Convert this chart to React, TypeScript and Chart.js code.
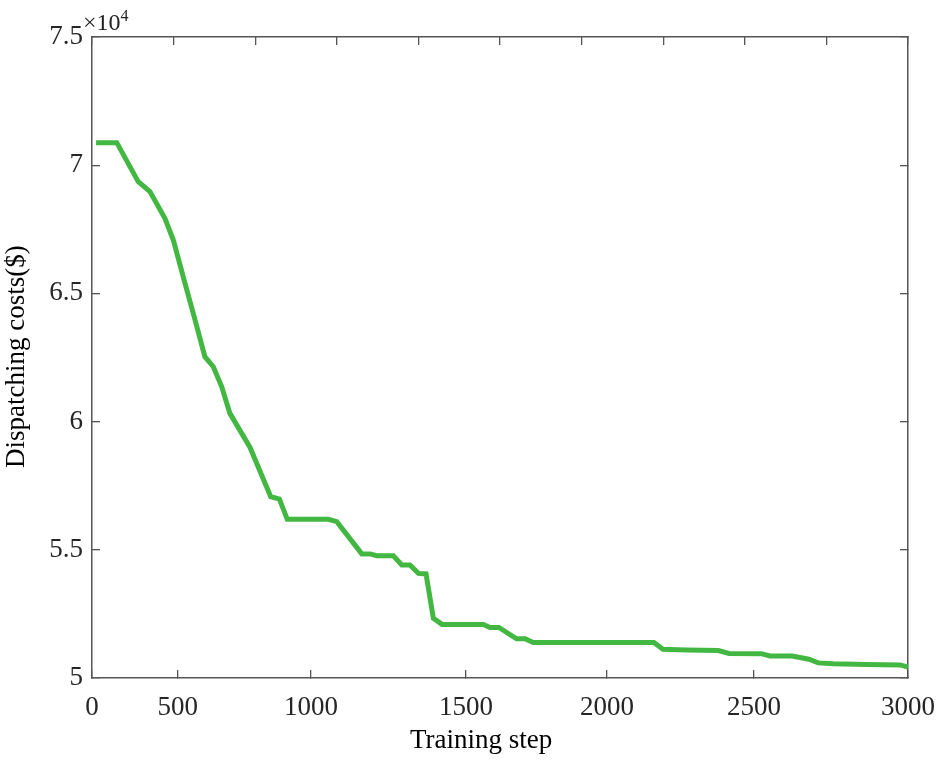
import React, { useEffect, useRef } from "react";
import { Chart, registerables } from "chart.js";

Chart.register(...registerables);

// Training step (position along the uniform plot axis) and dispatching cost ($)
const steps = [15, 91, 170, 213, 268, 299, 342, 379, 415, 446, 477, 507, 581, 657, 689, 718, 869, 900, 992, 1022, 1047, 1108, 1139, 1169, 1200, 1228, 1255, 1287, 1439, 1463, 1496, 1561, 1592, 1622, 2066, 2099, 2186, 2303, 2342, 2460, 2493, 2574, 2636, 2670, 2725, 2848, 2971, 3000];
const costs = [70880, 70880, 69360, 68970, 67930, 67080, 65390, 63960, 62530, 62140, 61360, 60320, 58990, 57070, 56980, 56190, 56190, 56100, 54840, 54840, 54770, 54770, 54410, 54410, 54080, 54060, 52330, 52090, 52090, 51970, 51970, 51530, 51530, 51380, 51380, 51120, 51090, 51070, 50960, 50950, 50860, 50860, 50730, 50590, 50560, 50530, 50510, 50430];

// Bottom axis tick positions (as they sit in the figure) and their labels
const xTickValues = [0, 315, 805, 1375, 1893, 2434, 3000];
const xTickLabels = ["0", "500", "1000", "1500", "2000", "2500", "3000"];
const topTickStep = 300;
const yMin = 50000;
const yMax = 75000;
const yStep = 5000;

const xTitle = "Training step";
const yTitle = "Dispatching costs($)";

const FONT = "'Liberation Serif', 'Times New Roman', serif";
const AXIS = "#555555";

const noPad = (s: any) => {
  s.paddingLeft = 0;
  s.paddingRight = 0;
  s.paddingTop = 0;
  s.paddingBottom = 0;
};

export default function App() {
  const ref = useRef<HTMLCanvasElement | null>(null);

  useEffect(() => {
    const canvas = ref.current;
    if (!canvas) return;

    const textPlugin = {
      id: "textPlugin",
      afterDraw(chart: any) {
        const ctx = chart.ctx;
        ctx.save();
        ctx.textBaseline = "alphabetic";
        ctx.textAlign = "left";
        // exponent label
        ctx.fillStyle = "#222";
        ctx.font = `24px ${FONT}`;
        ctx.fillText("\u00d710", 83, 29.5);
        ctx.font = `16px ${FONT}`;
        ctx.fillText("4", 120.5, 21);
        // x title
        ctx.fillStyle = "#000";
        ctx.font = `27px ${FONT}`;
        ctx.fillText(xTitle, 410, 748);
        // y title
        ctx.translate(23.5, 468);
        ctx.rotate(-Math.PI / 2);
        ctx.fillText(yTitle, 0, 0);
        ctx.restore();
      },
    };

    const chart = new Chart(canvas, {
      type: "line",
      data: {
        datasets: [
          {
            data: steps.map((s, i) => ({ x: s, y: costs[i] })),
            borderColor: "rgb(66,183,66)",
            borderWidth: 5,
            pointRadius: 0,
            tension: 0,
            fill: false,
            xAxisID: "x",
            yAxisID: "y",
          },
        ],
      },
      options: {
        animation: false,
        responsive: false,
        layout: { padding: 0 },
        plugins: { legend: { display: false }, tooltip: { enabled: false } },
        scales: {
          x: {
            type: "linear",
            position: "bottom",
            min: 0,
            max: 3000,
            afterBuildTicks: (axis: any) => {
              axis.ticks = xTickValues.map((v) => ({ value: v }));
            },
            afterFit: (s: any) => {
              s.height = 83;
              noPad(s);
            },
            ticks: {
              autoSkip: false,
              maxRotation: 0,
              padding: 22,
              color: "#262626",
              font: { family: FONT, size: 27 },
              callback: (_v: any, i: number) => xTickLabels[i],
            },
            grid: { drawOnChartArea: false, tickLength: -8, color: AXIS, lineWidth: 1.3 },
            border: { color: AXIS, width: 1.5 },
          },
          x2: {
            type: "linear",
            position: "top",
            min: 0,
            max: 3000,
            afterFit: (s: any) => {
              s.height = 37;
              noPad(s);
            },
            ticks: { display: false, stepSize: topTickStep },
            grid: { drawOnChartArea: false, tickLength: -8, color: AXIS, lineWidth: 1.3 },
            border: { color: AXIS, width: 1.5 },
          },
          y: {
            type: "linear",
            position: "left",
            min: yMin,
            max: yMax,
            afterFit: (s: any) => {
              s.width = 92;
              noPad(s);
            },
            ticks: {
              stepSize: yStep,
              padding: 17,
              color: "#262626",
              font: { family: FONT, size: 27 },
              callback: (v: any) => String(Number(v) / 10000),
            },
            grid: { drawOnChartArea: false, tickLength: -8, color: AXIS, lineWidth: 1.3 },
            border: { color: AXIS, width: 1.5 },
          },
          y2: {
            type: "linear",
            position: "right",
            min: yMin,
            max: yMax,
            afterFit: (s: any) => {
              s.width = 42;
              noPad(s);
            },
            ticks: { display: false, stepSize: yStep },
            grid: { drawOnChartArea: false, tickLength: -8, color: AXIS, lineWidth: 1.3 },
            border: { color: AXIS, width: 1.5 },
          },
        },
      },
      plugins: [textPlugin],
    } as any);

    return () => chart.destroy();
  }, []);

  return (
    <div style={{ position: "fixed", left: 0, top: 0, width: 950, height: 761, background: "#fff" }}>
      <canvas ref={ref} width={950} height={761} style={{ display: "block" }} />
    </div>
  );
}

--

Everything from the top line of the data down to and including the line with "Chart.register(...registerables);" is to be copied, except the pictures.

Convert this chart to React, TypeScript and Chart.js code.
import React, { useEffect, useRef } from "react";
import { Chart, registerables } from "chart.js";

Chart.register(...registerables);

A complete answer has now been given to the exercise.